━━━ Records to use

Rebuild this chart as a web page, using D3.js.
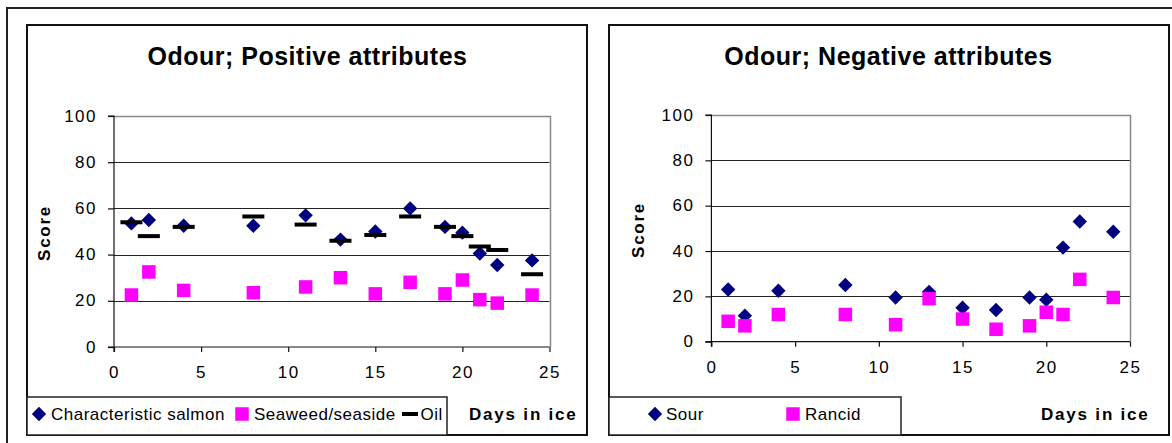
<!DOCTYPE html>
<html><head><meta charset="utf-8">
<script src="https://cdn.jsdelivr.net/npm/d3@7"></script>
<style>
html,body{margin:0;padding:0;background:#fff;}
svg text{font-family:Arial,"Liberation Sans",sans-serif;}
</style></head>
<body><svg id="chart" width="1172" height="443"></svg>
<script>
const days = [1, 2, 4, 8, 11, 13, 15, 17, 19, 20, 21, 22, 24];
const salmon = [53.5, 55, 52.5, 52.5, 57, 46.5, 50, 60, 52, 49.5, 40.5, 35.5, 37.5];
const seaweed = [22.5, 32.5, 24.5, 23.5, 26, 30, 23, 28, 23, 29, 20.5, 19, 22.5];
const oil = [54, 48, 52, 56.5, 53, 46, 48.5, 56.5, 52, 48, 43.5, 42, 31.5];
const sour = [23, 11.5, 22.5, 25, 19.5, 22, 15, 14, 19.5, 18.5, 41.5, 53, 48.5];
const rancid = [9, 7, 12, 12, 7.5, 19, 10, 5.5, 7, 13, 12, 27.5, 19.5];
const xTicks = [0, 5, 10, 15, 20, 25];
const yTicks = [0, 20, 40, 60, 80, 100];
const titles = ["Odour; Positive attributes", "Odour; Negative attributes"];
const legend1 = ["Characteristic salmon", "Seaweed/seaside", "Oil"];
const legend2 = ["Sour", "Rancid"];
const xTitle = "Days in ice";
const yTitle = "Score";

const svg = d3.select("#chart");
svg.append("rect").attr("x", 7).attr("y", 8).attr("width", 1180).attr("height", 460)
  .attr("fill", "none").attr("stroke", "#222").attr("stroke-width", 2);

const panels = [
  {box: [27, 25, 587, 435], px: [114, 549.5], py: [347, 116], leg: [27, 397, 447, 435],
   title: titles[0], tx: 307.5, scoreX: 50, scoreY: 233, daysX: 469,
   series: [
     {vals: salmon, type: "diamond", name: legend1[0], lx: 39, tx: 51},
     {vals: seaweed, type: "square", name: legend1[1], lx: 242, tx: 254},
     {vals: oil, type: "dash", name: legend1[2], lx: 410, tx: 420.5}
   ]},
  {box: [609, 25, 1169, 435], px: [711.4, 1130], py: [341.7, 115], leg: [609, 397, 901, 435],
   title: titles[1], tx: 888.5, scoreX: 644, scoreY: 230, daysX: 1041,
   series: [
     {vals: sour, type: "diamond", name: legend2[0], lx: 655, tx: 666},
     {vals: rancid, type: "square", name: legend2[1], lx: 793, tx: 805}
   ]}
];

function marker(g, type, cx, cy, w) {
  if (type === "diamond") {
    const r = 7.2;
    g.append("path").attr("d", `M${cx},${cy - r}L${cx + r},${cy}L${cx},${cy + r}L${cx - r},${cy}Z`)
      .attr("fill", "#000080");
  } else if (type === "square") {
    const s = 13.5;
    g.append("rect").attr("x", cx - s / 2).attr("y", cy - s / 2).attr("width", s).attr("height", s)
      .attr("fill", "#ff00ff");
  } else {
    const dw = w || 22;
    g.append("rect").attr("x", cx - dw / 2).attr("y", cy - 2).attr("width", dw).attr("height", 4)
      .attr("fill", "#000");
  }
}

panels.forEach(p => {
  const g = svg.append("g");
  const [bx0, by0, bx1, by1] = p.box;
  g.append("rect").attr("x", bx0).attr("y", by0).attr("width", bx1 - bx0).attr("height", by1 - by0)
    .attr("fill", "#fff").attr("stroke", "#111").attr("stroke-width", 2);

  const x = d3.scaleLinear().domain([0, 25]).range(p.px);
  const y = d3.scaleLinear().domain([0, 100]).range(p.py);

  g.append("g").selectAll("line").data(yTicks.filter(t => t > 0 && t < 100)).join("line")
    .attr("x1", x(0)).attr("x2", x(25)).attr("y1", d => Math.round(y(d)) + 0.5).attr("y2", d => Math.round(y(d)) + 0.5)
    .attr("stroke", "#222").attr("stroke-width", 1);
  g.append("path").attr("d", `M${x(0)},${Math.round(y(100)) + 0.5}H${Math.round(x(25)) + 0.5}V${y(0)}`)
    .attr("fill", "none").attr("stroke", "#888").attr("stroke-width", 1.5);

  const ya = d3.axisLeft(y).tickValues(yTicks).tickSize(6).tickPadding(11).tickFormat(d3.format("d"));
  const yg = g.append("g").attr("transform", `translate(${x(0)},0)`).call(ya);
  const xa = d3.axisBottom(x).tickValues(xTicks).tickSize(5).tickPadding(14).tickFormat(d3.format("d"));
  const xg = g.append("g").attr("transform", `translate(0,${y(0)})`).call(xa);
  [yg, xg].forEach(a => {
    a.attr("font-size", null).attr("font-family", null);
    a.select(".domain").attr("stroke", "#111").attr("stroke-width", 1.2);
    a.selectAll(".tick line").attr("stroke", "#111").attr("stroke-width", 1.2);
    a.selectAll(".tick text").attr("fill", "#000").style("font-size", "17px").style("letter-spacing", "1.5px");
  });
  yg.select(".domain").attr("d", `M-6,${y(100)}H0V${y(0) + 5}`);
  xg.select(".domain").attr("d", `M${x(0) - 6},0H${x(25)}`);
  yg.selectAll(".tick text").attr("dy", "0.3em");

  g.append("text").attr("x", p.tx).attr("y", 65).attr("text-anchor", "middle")
    .style("font-size", "25px").style("font-weight", "bold").style("letter-spacing", "0.5px").text(p.title);
  g.append("text").attr("transform", `translate(${p.scoreX},${p.scoreY}) rotate(-90)`)
    .attr("text-anchor", "middle").style("font-size", "17px").style("font-weight", "bold")
    .style("letter-spacing", "1.7px").text(yTitle);
  g.append("text").attr("x", p.daysX).attr("y", 420).style("font-size", "17px").style("font-weight", "bold")
    .style("letter-spacing", "1.8px").text(xTitle);

  const [lx0, ly0, lx1, ly1] = p.leg;
  g.append("rect").attr("x", lx0).attr("y", ly0).attr("width", lx1 - lx0).attr("height", ly1 - ly0)
    .attr("fill", "#fff").attr("stroke", "#222").attr("stroke-width", 1.5);

  p.series.forEach(s => {
    const mg = g.append("g");
    s.vals.forEach((v, i) => marker(mg, s.type, x(days[i]), y(v)));
    marker(g, s.type, s.lx, 414, 16);
    g.append("text").attr("x", s.tx).attr("y", 419.5).style("font-size", "17px")
      .style("letter-spacing", "0.5px").text(s.name);
  });
});
</script></body></html>
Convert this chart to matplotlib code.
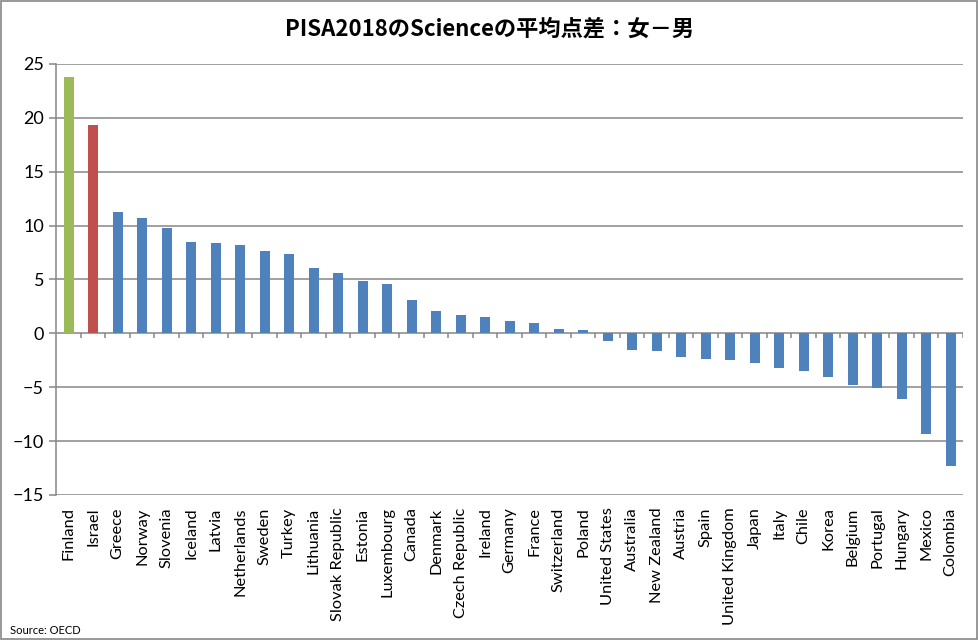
import numpy as np
import matplotlib
matplotlib.use("Agg")
import matplotlib.pyplot as plt
from matplotlib.patches import Rectangle

plt.rcParams['font.family'] = ['Lato', 'Noto Sans CJK JP', 'DejaVu Sans']

# PISA 2018 science: girls minus boys
countries = ["Finland", "Israel", "Greece", "Norway", "Slovenia", "Iceland", "Latvia",
             "Netherlands", "Sweden", "Turkey", "Lithuania", "Slovak Republic", "Estonia",
             "Luxembourg", "Canada", "Denmark", "Czech Republic", "Ireland", "Germany",
             "France", "Switzerland", "Poland", "United States", "Australia", "New Zealand",
             "Austria", "Spain", "United Kingdom", "Japan", "Italy", "Chile", "Korea",
             "Belgium", "Portugal", "Hungary", "Mexico", "Colombia"]
diff = [23.8, 19.3, 11.3, 10.7, 9.75, 8.45, 8.35,
        8.2, 7.6, 7.4, 6.1, 5.6, 4.9,
        4.6, 3.1, 2.1, 1.7, 1.5, 1.15,
        0.95, 0.4, 0.3, -0.7, -1.55, -1.65,
        -2.2, -2.4, -2.5, -2.75, -3.2, -3.5, -4.05,
        -4.8, -5.1, -6.1, -9.3, -12.3]
highlight = {"Finland": "#9BBB59", "Israel": "#C0504D"}
yticks = np.arange(-15, 26, 5)

grey = "#868686"
fig = plt.figure(figsize=(9.79, 6.4), dpi=100)
ax = fig.add_axes([0.0577, 0.2266, 0.9259, 0.6734])

x = np.arange(len(countries))
colors = [highlight.get(c, "#4F81BD") for c in countries]
ax.bar(x, diff, width=0.41, color=colors, zorder=3)

ax.set_xlim(-0.5, len(countries) - 0.5)
ax.set_ylim(-15, 25)
ax.set_yticks(yticks)
for v in yticks:
    ax.axhline(v, color=grey, lw=1.1, zorder=1)
# category axis sits on zero with its tick marks between bars
ax.vlines(x + 0.5, -0.47, 0, color=grey, lw=1.1, zorder=2)

ax.set_xticks(x)
ax.set_xticklabels(countries, rotation=90, fontsize=11.8)
ax.tick_params(axis='x', length=0, pad=9)
ax.tick_params(axis='y', length=5, color=grey, width=1.1, labelsize=13, pad=4)

for s in ["top", "right", "bottom"]:
    ax.spines[s].set_visible(False)
ax.spines["left"].set_color(grey)
ax.spines["left"].set_linewidth(1.1)

fig.text(0.5, 0.955, "PISA2018のScienceの平均点差：女－男", ha='center', va='center',
         fontsize=16, fontweight='bold', family=['Noto Sans CJK JP', 'DejaVu Sans'])
fig.text(0.01, 0.015, "Source: OECD", fontsize=8, ha='left', va='center')

fig.patches.append(Rectangle((0.001, 0.001), 0.997, 0.997, transform=fig.transFigure,
                             fill=False, edgecolor=grey, lw=1.2))

fig.savefig("out.png", dpi=100)
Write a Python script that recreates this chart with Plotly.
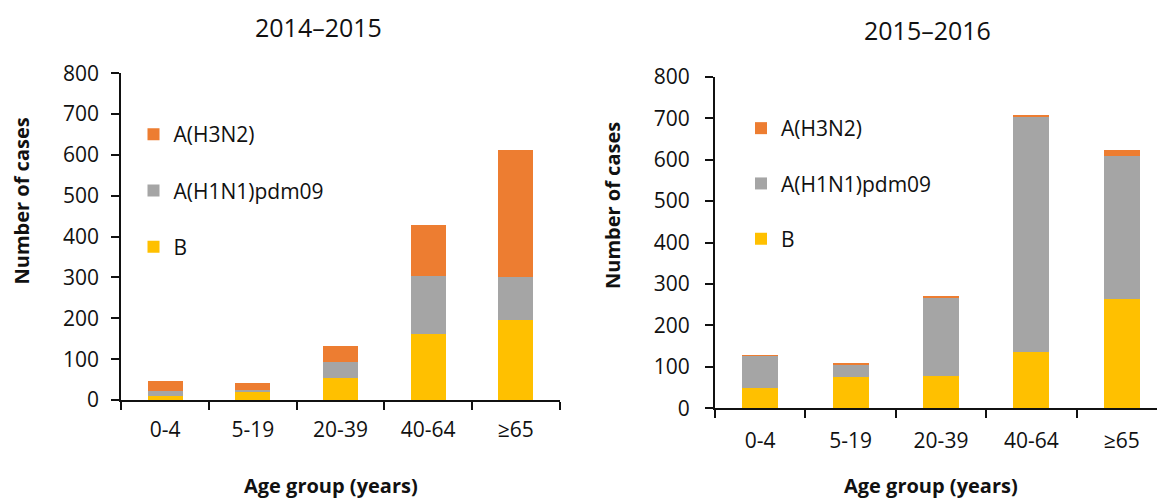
import plotly.graph_objects as go

W, H = 1157, 499

age_groups = ["0-4", "5-19", "20-39", "40-64", "≥65"]
series_names = ["B", "A(H1N1)pdm09", "A(H3N2)"]
series_colors = ["#FFC000", "#A5A5A5", "#ED7D31"]
legend_ranks = [3, 2, 1]

# 2014–2015 season
b_1415 = [10, 19, 55, 162, 197]
h1n1_1415 = [12, 6, 38, 142, 104]
h3n2_1415 = [25, 17, 40, 124, 312]

# 2015–2016 season
b_1516 = [48, 75, 78, 137, 264]
h1n1_1516 = [79, 32, 190, 568, 344]
h3n2_1516 = [1, 2, 2, 3, 14]

titles = ["2014–2015", "2015–2016"]
x_title = "Age group (years)"
y_title = "Number of cases"

FONT = "Open Sans"
TXT = "#111111"

def px(x):
    return x / W

def py(y):
    return (H - y) / H

fig = go.Figure()

for vals, name, col, rk in zip([b_1415, h1n1_1415, h3n2_1415], series_names, series_colors, legend_ranks):
    fig.add_trace(go.Bar(x=age_groups, y=vals, name=name, marker=dict(color=col, line=dict(width=0)),
                         xaxis="x", yaxis="y", legend="legend", legendgroup=name + "1", legendrank=rk))
for vals, name, col, rk in zip([b_1516, h1n1_1516, h3n2_1516], series_names, series_colors, legend_ranks):
    fig.add_trace(go.Bar(x=age_groups, y=vals, name=name, marker=dict(color=col, line=dict(width=0)),
                         xaxis="x2", yaxis="y2", legend="legend2", legendgroup=name + "2", legendrank=rk))

axis_common = dict(showline=True, linecolor="#111111", linewidth=2, ticks="outside", ticklen=8,
                   tickwidth=2, tickcolor="#111111", showgrid=False, zeroline=False, automargin=False,
                   tickfont=dict(family=FONT, size=21, color=TXT))

fig.update_layout(
    template="none",
    width=W, height=H, margin=dict(l=0, r=0, t=0, b=0, pad=0, autoexpand=False),
    paper_bgcolor="white", plot_bgcolor="white",
    barmode="stack", bargap=0.6,
    font=dict(family=FONT, color=TXT),
    xaxis=dict(domain=[px(121.3), px(559.7)], anchor="y", type="category", range=[-0.5, 4.5],
               tickson="boundaries", ticklabelstandoff=10, **axis_common),
    yaxis=dict(domain=[py(400), py(73.3)], anchor="x", range=[0, 800], dtick=100,
               ticklabelstandoff=8, **axis_common),
    xaxis2=dict(domain=[px(715), 1.0], anchor="y2", type="category", range=[-0.5, 4.5 - 10 / 90.4],
                tickson="boundaries", ticklabelstandoff=12, **axis_common),
    yaxis2=dict(domain=[py(408.3), py(76.7)], anchor="x2", range=[0, 800], dtick=100,
                ticklabelstandoff=11, **axis_common),
    legend=dict(x=px(133.5), y=py(114), xanchor="left", yanchor="top", traceorder="grouped",
                tracegroupgap=26, bgcolor="rgba(0,0,0,0)", font=dict(family=FONT, size=21, color=TXT)),
    legend2=dict(x=px(741), y=py(108), xanchor="left", yanchor="top", traceorder="grouped",
                 tracegroupgap=25, bgcolor="rgba(0,0,0,0)", font=dict(family=FONT, size=21, color=TXT)),
    showlegend=True,
)

annots = [
    dict(text=titles[0], x=px(318.7), y=py(27), size=25, bold=False, angle=0),
    dict(text=titles[1], x=px(927), y=py(30), size=25, bold=False, angle=0),
    dict(text=x_title, x=px(331), y=py(485), size=20, bold=True, angle=0),
    dict(text=x_title, x=px(931), y=py(485), size=20, bold=True, angle=0),
    dict(text=y_title, x=px(21), y=py(201.5), size=20, bold=True, angle=-90),
    dict(text=y_title, x=px(613), y=py(206), size=20, bold=True, angle=-90),
]
for a in annots:
    fig.add_annotation(text=("<b>%s</b>" % a["text"]) if a["bold"] else a["text"],
                       x=a["x"], y=a["y"], xref="paper", yref="paper", xanchor="center", yanchor="middle",
                       showarrow=False, textangle=a["angle"],
                       font=dict(family=FONT, size=a["size"], color=TXT))

fig.write_html("out.html", config={"displayModeBar": False},
               post_script="document.body.style.margin='0';document.body.style.overflow='hidden';")
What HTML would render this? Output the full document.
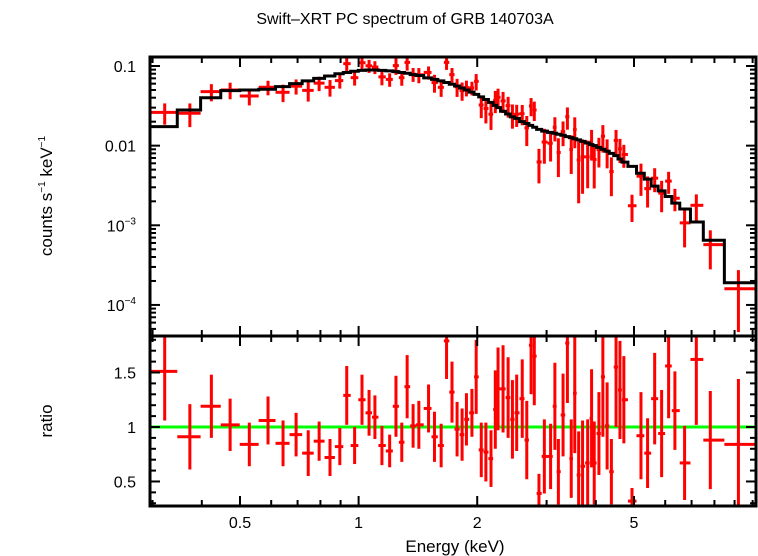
<!DOCTYPE html>
<html><head><meta charset="utf-8"><style>
html,body{margin:0;padding:0;background:#fff;}
svg{display:block;font-family:"Liberation Sans",Arial,sans-serif;}
</style></head><body>
<svg id="chart" width="758" height="556" viewBox="0 0 758 556" xmlns="http://www.w3.org/2000/svg">
<text x="405" y="24" font-size="16" text-anchor="middle">Swift–XRT PC spectrum of GRB 140703A</text>
<text x="455" y="552" font-size="17" text-anchor="middle">Energy (keV)</text>
<text transform="translate(52,196) rotate(-90)" font-size="17" text-anchor="middle">counts s<tspan font-size="10" dy="-7">−1</tspan><tspan dy="7"> keV</tspan><tspan font-size="10" dy="-7">−1</tspan></text>
<text transform="translate(52,421) rotate(-90)" font-size="17" text-anchor="middle">ratio</text>
<g id="marks"></g>
<g id="axes"></g>
</svg>
<script>
const energies=[0.322,0.373,0.423,0.472,0.528,0.589,0.643,0.694,0.745,0.794,0.846,0.896,0.933,0.977,1.020,1.063,1.100,1.146,1.199,1.244,1.287,1.328,1.375,1.422,1.505,1.558,1.620,1.672,1.726,1.778,1.831,1.878,1.939,1.988,2.048,2.104,2.168,2.223,2.259,2.326,2.396,2.457,2.519,2.602,2.672,2.740,2.792,2.869,2.961,3.071,3.149,3.214,3.303,3.388,3.465,3.537,3.618,3.702,3.814,3.902,3.963,4.073,4.168,4.273,4.381,4.502,4.606,4.712,4.942,5.208,5.413,5.642,5.876,6.121,6.350,6.720,7.197,7.810,9.204];
const ratios=[1.51,0.91,1.19,1.02,0.84,1.06,0.85,0.93,0.76,0.87,0.72,0.82,1.29,0.83,1.25,1.13,1.09,0.83,0.78,1.19,0.86,1.37,1.01,1.02,1.17,0.91,0.83,1.79,1.32,0.98,0.93,1.07,1.13,1.46,0.79,0.77,0.71,1.16,1.35,1.35,1.27,1.07,1.13,1.26,0.88,1.75,1.65,0.39,0.73,0.73,1.19,0.59,1.11,1.77,0.71,1.31,0.56,0.64,0.67,1.08,0.67,0.94,1.46,1.01,0.59,1.55,1.34,1.25,0.32,0.92,0.76,1.26,0.94,1.56,1.15,0.67,1.62,0.88,0.84];
const ratioErrs=[0.45,0.30,0.29,0.24,0.20,0.22,0.21,0.20,0.21,0.18,0.17,0.17,0.27,0.17,0.23,0.21,0.20,0.18,0.15,0.28,0.18,0.29,0.20,0.22,0.22,0.23,0.20,0.35,0.28,0.25,0.24,0.24,0.22,0.34,0.25,0.27,0.26,0.36,0.38,0.40,0.37,0.36,0.35,0.36,0.36,0.45,0.45,0.18,0.34,0.30,0.40,0.30,0.38,0.55,0.36,0.55,0.40,0.42,0.40,0.45,0.38,0.38,0.55,0.40,0.30,0.55,0.45,0.40,0.12,0.40,0.32,0.42,0.40,0.48,0.36,0.34,0.60,0.45,0.60];
const modelRates=[0.0173,0.028,0.040,0.049,0.050,0.051,0.055,0.060,0.065,0.070,0.075,0.080,0.083,0.086,0.088,0.089,0.089,0.088,0.087,0.085,0.083,0.081,0.078,0.076,0.071,0.068,0.065,0.062,0.059,0.056,0.053,0.050,0.047,0.044,0.041,0.038,0.035,0.032,0.030,0.027,0.025,0.023,0.022,0.020,0.019,0.018,0.017,0.016,0.0152,0.0147,0.0143,0.0139,0.0135,0.013,0.0126,0.0122,0.0118,0.0113,0.0108,0.0103,0.010,0.0095,0.009,0.0085,0.008,0.0075,0.0068,0.0062,0.0055,0.0045,0.0038,0.0031,0.0027,0.0023,0.0019,0.0016,0.0011,0.00065,0.00019];
const xTickLabels=["0.5","1","2","5"];
const xTickValues=[0.5,1,2,5];
const ratioTickLabels=["0.5","1","1.5"];
const ratioTickValues=[0.5,1,1.5];

const L=150,R=756,T1=57,B1=336,B2=506;
const xMin=0.2955,xMax=10.2;
const yMin=-4.39,yMax=-0.887;
const rMin=0.275,rMax=1.835;
function xs(e){return L+(Math.log10(e)-Math.log10(xMin))/(Math.log10(xMax)-Math.log10(xMin))*(R-L);}
function ys(v){const l=Math.log10(Math.max(v,1e-6));return B1-(l-yMin)/(yMax-yMin)*(B1-T1);}
function yr(v){return B2-(v-rMin)/(rMax-rMin)*(B2-B1);}
const NS="http://www.w3.org/2000/svg";
const marks=document.getElementById('marks'),axes=document.getElementById('axes');
function mk(tag,attrs,parent){const e=document.createElementNS(NS,tag);for(const k in attrs)e.setAttribute(k,attrs[k]);parent.appendChild(e);return e;}
const edges=[xMin];
for(let i=0;i<energies.length-1;i++)edges.push(Math.sqrt(energies[i]*energies[i+1]));
edges.push(xMax);
const defs=mk('defs',{},document.getElementById('chart'));
const c1=mk('clipPath',{id:'c1'},defs);mk('rect',{x:L,y:T1,width:R-L,height:B1-T1},c1);
const c2=mk('clipPath',{id:'c2'},defs);mk('rect',{x:L,y:B1,width:R-L,height:B2-B1},c2);
const gTop=mk('g',{'clip-path':'url(#c1)'},marks);


const gBot=mk('g',{'clip-path':'url(#c2)'},marks);


const gl=mk('line',{x1:L,x2:R,y1:yr(1),y2:yr(1),stroke:'#00ff00','stroke-width':3},gBot);


energies.forEach((e,i)=>{
  const x0=xs(edges[i]),x1=xs(edges[i+1]),xc=xs(e);
  const rate=ratios[i]*modelRates[i],err=ratioErrs[i]*modelRates[i];
  const g=mk('g',{stroke:'#ff0000','stroke-width':3},gTop);
  
  
  mk('line',{x1:x0,x2:x1,y1:ys(rate),y2:ys(rate)},g);
  mk('line',{x1:xc,x2:xc,y1:ys(rate+err),y2:ys(Math.max(rate-err,rate*0.25))},g);
  const g2=mk('g',{stroke:'#ff0000','stroke-width':3},gBot);
  
  
  mk('line',{x1:x0,x2:x1,y1:yr(ratios[i]),y2:yr(ratios[i])},g2);
  mk('line',{x1:xc,x2:xc,y1:yr(ratios[i]+ratioErrs[i]),y2:yr(ratios[i]-ratioErrs[i])},g2);
});
let d='';
energies.forEach((e,i)=>{const y=ys(modelRates[i]);d+=(i===0?'M':'L')+xs(edges[i])+','+y+'L'+xs(edges[i+1])+','+y;});
const mp=mk('path',{d:d,fill:'none',stroke:'#000','stroke-width':3},gTop);


const f1=mk('rect',{x:L,y:T1,width:R-L,height:B1-T1,fill:'none',stroke:'#000','stroke-width':3},axes);


const f2=mk('rect',{x:L,y:B1,width:R-L,height:B2-B1,fill:'none',stroke:'#000','stroke-width':3},axes);


const minorE=[0.3,0.4,0.5,0.6,0.7,0.8,0.9,1,2,3,4,5,6,7,8,9,10];
minorE.forEach(e=>{
  const x=xs(e),major=xTickValues.includes(e),len=major?10:6;
  [T1,B1,B1,B2].forEach((y0,k)=>{const dir=(k%2===0)?1:-1;mk('line',{x1:x,x2:x,y1:y0,y2:y0+dir*len,stroke:'#000','stroke-width':2},axes);});
});
xTickValues.forEach((v,i)=>{const t=mk('text',{x:xs(v),y:528,'font-size':16,'text-anchor':'middle'},axes);t.textContent=xTickLabels[i];

});
for(let dec=-5;dec<=-1;dec++){for(let m=1;m<10;m++){const v=m*Math.pow(10,dec);const l=Math.log10(v);if(l<yMin||l>yMax)continue;const y=ys(v),len=m===1?10:6;
mk('line',{x1:L,x2:L+len,y1:y,y2:y,stroke:'#000','stroke-width':2},axes);mk('line',{x1:R,x2:R-len,y1:y,y2:y,stroke:'#000','stroke-width':2},axes);}}
const topLabels=[[0.1,'0.1',null],[0.01,'0.01',null],[0.001,'10','−3'],[0.0001,'10','−4']];
topLabels.forEach(([v,a,b])=>{const t=mk('text',{x:136,y:ys(v)+6,'font-size':16,'text-anchor':'end'},axes);t.textContent=a;
if(b){const s=mk('tspan',{'font-size':10,dy:-7},t);s.textContent=b;}

});
for(let k=3;k<=18;k++){const v=k/10;if(v<rMin||v>rMax)continue;const y=yr(v),len=(k%5===0)?10:6;
mk('line',{x1:L,x2:L+len,y1:y,y2:y,stroke:'#000','stroke-width':2},axes);mk('line',{x1:R,x2:R-len,y1:y,y2:y,stroke:'#000','stroke-width':2},axes);}
ratioTickValues.forEach((v,i)=>{const t=mk('text',{x:136,y:yr(v)+6,'font-size':16,'text-anchor':'end'},axes);t.textContent=ratioTickLabels[i];

});
</script>
</body></html>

━━━━━━

● Exercise instructions: Return every line containing "chart".

● Exercise result:
Rebuild this chart as a web page, using D3.js.
<body><svg id="chart" width="1172" height="443"></svg>
const svg = d3.select("#chart");
Convert this chart to matplotlib code.
Write a Python script that recreates this chart with Plotly.
<svg id="chart" width="758" height="556" viewBox="0 0 758 556" xmlns="http://www.w3.org/2000/svg">
const defs=mk('defs',{},document.getElementById('chart'));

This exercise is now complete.